Spring Racing Carnival season highlights the height of spring fashion in Melbourne and is the place to find some of the most forward-thinking race hat designs. The fashions at the Melbourne Cup garner attention from around the world, and Fashions on the Field awards have been given out for over 50 years. Check out these 10 inspirational Melbourne Cup hats to get ready for the races and start shopping.
A delicate teardrop-shaped base is favoured as the base for many fascinators, seen in the designs of Australian milliner Marilena Romeo. The tiny teardrop is often exaggerated with feathers and adornments spewing forward to create a veil effect or sculpted upwards to add height and drama.
Both classic and elegant, this style has maintained a presence at the Melbourne Cup for decades. The moderate brim and organza material make it practical and lightweight, achieving an understated elegance for the wearer. Seen in a variety of hues from basic black to shocking pinks, it often gets accessorised around the base of the crown. Contemporary designers take this style staple and add flair with unexpected colours and eccentric embellishments.
Straying far from traditional race-day millinery, the cadet hat mixes military style with the fashion of the race track. One of the best executions of this was seen at the 2012 Melbourne Cup when milliner Craig Braybrook's towering white cadet hat trimmed with a silver belt and rounded visor won the designer category of Fashions on the Field. It is important to take care in selecting a dress and clutch when wearing a cadet hat to avoid a costume-like appearance.
Feathers continue to remain a staple of high fashion, and milliners make use of this fanciful embellishment. Frequent winner of Fashion on the Field and regular at the Melbourne cup, Chloe Moo wore one such design by Monsoon Millinery. The centre was an oversized bubblegum-pink flower made of many small feathers with long, thin feathers in varying shades of coral, orange, and pink projecting even farther out to complete the whimsy of the fetching fascinator. Arturo Rios has also experimented with this style, as seen by the oversized butterfly-shaped feather hat in his 2014 collection.

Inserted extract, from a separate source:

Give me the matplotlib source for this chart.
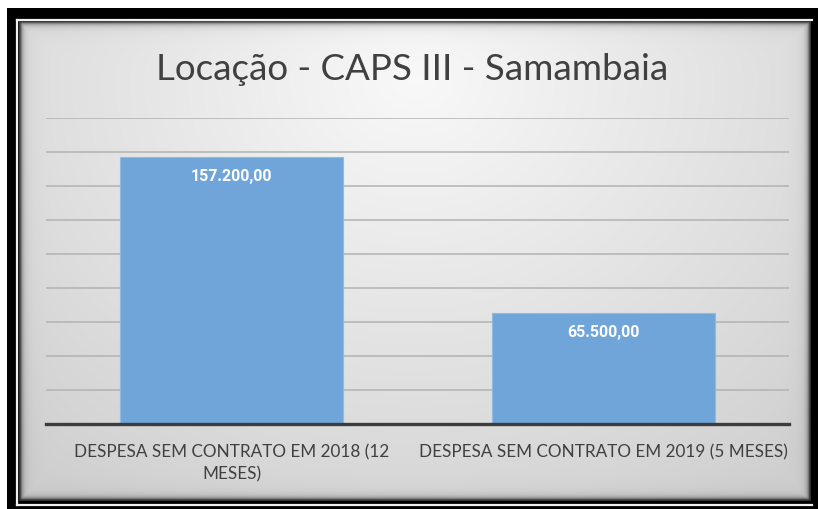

Many flower sculpture hats can be found at the Melbourne Cup, and the array of arrangements and adaptations makes this one of the most inspiring styles to witness and wear. Philip Treacy's designs have featured an arch of flowers sweeping from one side of the head and gracefully angling downwards; Ford Millinery's Flower Drum hat illustrates an entire flower garden extravagantly shading the wearer's face. With designs like these, flower sculpture hats continually offer a fresh perspective.
These fashion-forward fascinators can be found with loops carefully constructed to imitate a bow, or sculptured in a stark modern style where a single curled ribbon gracefully arches above the fascinator base.
Height is added to a variety of hats through structure and various adornments, but the well-arched single-feather plumes found on Ford Milllinery pieces can measure up to 80 cm, and the elaborate arrangements in the Richard Nylon Gallery also feature soaring styles.
Dainty birdcage veils are often featured on both hats and fascinators, but stylish ladies are reworking the veil. At the 2013 Melbourne Cup, Kate Waterhouse wore a pale lavender veil covering her entire face and topped it with a sweet bow. Kerrie Stanley has done millinery pieces where towering abstract arrangements flow downwards and transform into unconventional veils.
Aniseh Fakhri of Aniss Studio turned heads and won the Millinery award with her 2013 Melbourne Cup creation of laser cut plywood. The laser cut offers precise detailing, recreating the look and feel of elegant needle work in a variety of unexpected mediums. One of the most cutting-edge hat styles for the Melbourne Cup, laser cut hats can be found in fascinator, cloche, pillbox, and brimmed styles.
Making lace the focal point of the millinery piece is another new twist, and the once accent-only item is being used for the main construction. Milliner Jane Stoddart has several pieces in her collection with white lace, truly embodying the fresh look of spring and the traditional elegance associated with the Melbourne Cup. Some favourite executions of the inspirational lace hat include fascinators with lace arranged in whimsical creations, as well as vintage pieces with the pillbox covered in lace with a crown sitting regally on top.